The first three serials are in the box set called 'The Beginning'. I haven't seen these in a very long time, but the scenes are strikingly memorable. Of course all three stories are key ones and thankfully we still have them. So much was established. My goodness, Carole played psycho well! What we have to remember, which is something that many have erred in saying over the years, is that Doctor Who was produced as a family show, not strictly focused as a children's show. Actually, I don't honestly believe that anybody has really been able to accurately possess what the show is! It's certainly placed within Surrealism where it stands in defiance of being - as McGoohan might say - "filed, categorized, briefed, debriefed or numbered!", but fits well into the rebellious nature of it's time. It's in a juxtaposition of it's own, in it's universe of space and time, looking at everyone and everything else with a unique eye.

Josef Schiltz

Very Daliesque with the melting clocks and presumably purposefully so. I'm sure David Whitaker was calling into mind 'The Persistence of Memory'. And, of course, that is exactly what our friends were having problems with!

tal goren

if we are talking about NuWho similarities, all the paranoia about something coming from the outside and possessing people, gave me really strong "midnight" vibes.

Nicole Mazza

Josef -- In my head canon (fanon), I always like to think that the post-it-style notes all over the console (mostly in the RTD era) are the updated version of that. The Doctor just gets forgetful sometimes about how to fly the TARDIS (and honestly probably slept through the piloting classes for TARDISes in the academy as well, tbf).

Anonymous

One of the reasons I love the two-parters in "modern Who" is those stories feel most like the classic series to me. Both because of the cliffhangers, but because they have greater story complexity. The classic series typically would split characters up and cut between several narrative threads much more than the modern series, and had time to develop the guest characters and have some intrigue and twists. Modern stand-alone stories have to introduce the Doctor and company into a situation, establish what's going on, have a story turn or a reveal, followed by the Doctor doing something clever to resolve the situation and you're done! I grew up with the local PBS station playing the individual serial episodes Monday-Friday evenings, so I got the cliffhanger experience but didn't have to wait an entire week for the next episode. You can imagine how important it was to get home from school on time and not miss an installment!

Josef Schiltz

One can imagine Hartnell's Doctor doing just that and when being challenged on a particular aspect would respond with "Hm? Oh . . Well, yes! Oh my dear boy, that!" You can see, within him, similarities with Jamie for whenever the Second Doctor will explain something and Jamie responds with "Oh aye, that!"

Josef Schiltz

The insistence over the decades of categorizing Doctor Who as "a children's programme" is a prime example of the human form of reductive profiling. Reductive profiling has been around since the year dot as it is a survival technique built into animal life in order to avoid being someone else's lunch.
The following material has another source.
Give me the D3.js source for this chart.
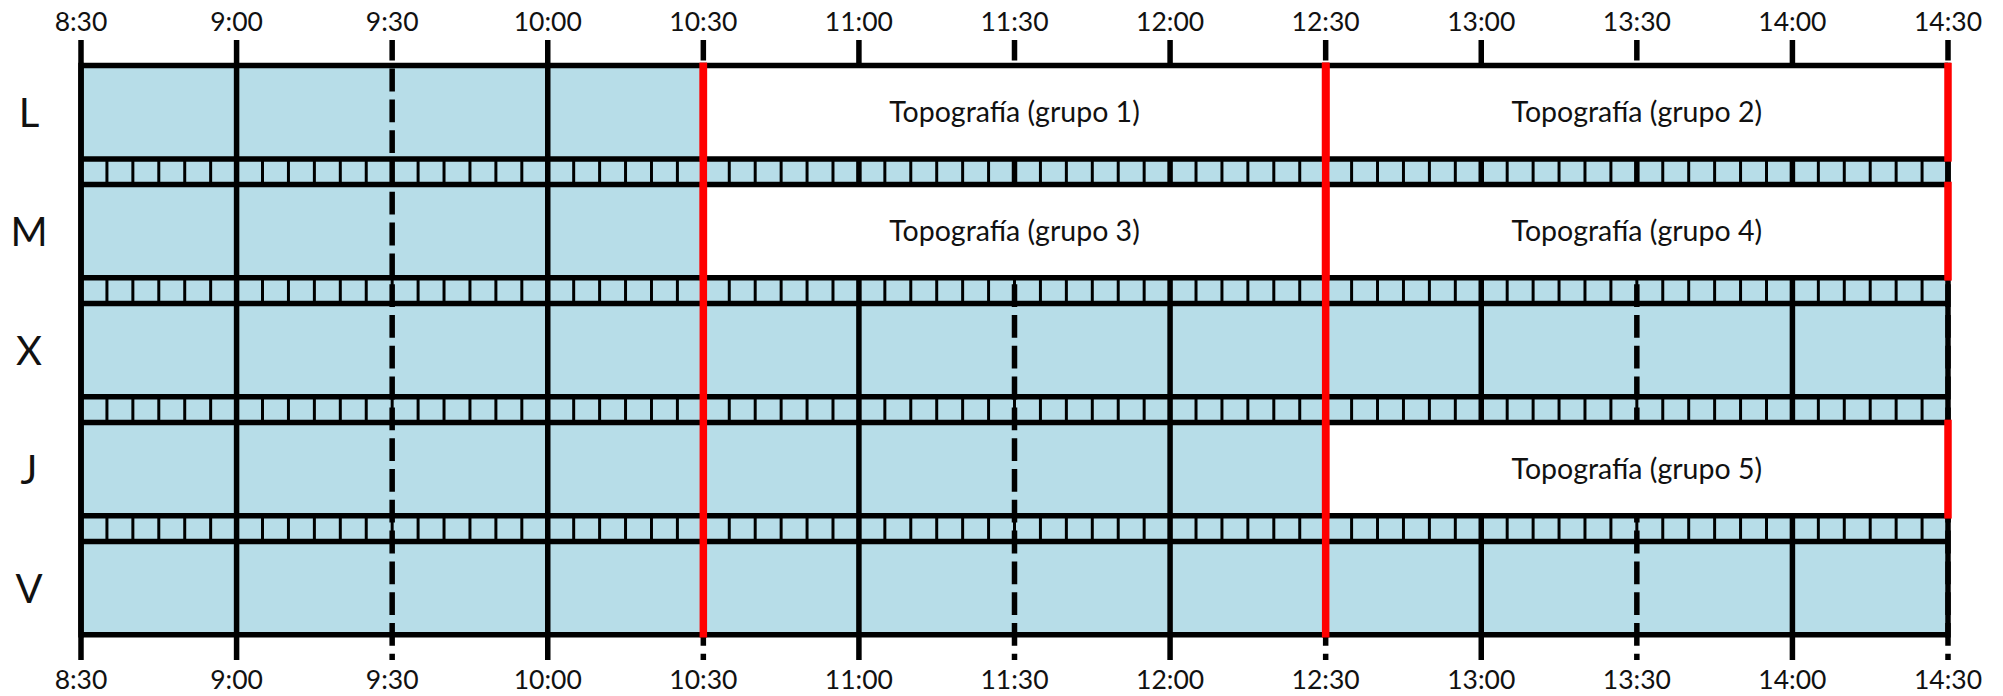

The most often used example of this is that if something looks like a duck, walks like a duck and quacks, then it's a duck! - or if it sounds like a lion and looks like a lion . . etc. There are many markers within Doctor Who that people use to profile the programme as one for children. Those of us that have watched for over half-a-century have had plentiful opportunity to observe these and that they are at surface level and when these elements - which have been firmly entrenched in the viewer's minds with being for children - or, at least, childish/childlike to people's observation are juxtaposed with horror elements - such as Susan with the scissors in this episode - the controversy ramps up. You can almost hear the collective round of gasps. Many letters of complaint were written about horror in "a children's programme" and who could forget Mary Whitehouse? The production team would fervently hope that MW would make her rounds with her league of decency in the hopes that the ratings would go up just to see what she was making a fuss about. I'm pretty sure that questions were asked much higher up than the BBC about some violent scenes that took place. Memory denies me the facts as to whether it was part of a general enquiry into violent content on television as a whole or if it singled out Doctor Who.

Mark Ten

I like your explanation better. Later canon establishes that the Doctor really didnt learn how to fly the Tardis accurately until the 4th Doctor's time w/Romana. Verity Lambert was asked about the label years later and she said that they marked the buttons during rehearsals so Hartnell could find them and believed it may have been left as an oversight.

Josef Schiltz

That's a nice little accident. It plays into some of the notable ineptitudes that the Doctor has and brings out the characters and interrelationship of both the Doctor and his TARDIS. If the Doctor can't quite get it right, then the TARDIS gives everything a little shunt. A cosmic make-weight - so to speak! Her wayward character provides a nice little imperfectitude. When she finally got her say in The Doctor's Wife, she was perfectly realized as being an imperfect vintage TARDIS, the repair shop had beckoned, but she fancied her escape. I suspected for years that there is a built-in limiter within each TARDIS so that they don't run amuck and might be the 'steering system' fault mentioned and she was proving a bit ungovernable. She had seen the cosmic map outside of her techie's programming and thought "I LIKE the look of THAT!" and set about trying to find a Time Lord who was just as rebellious as she.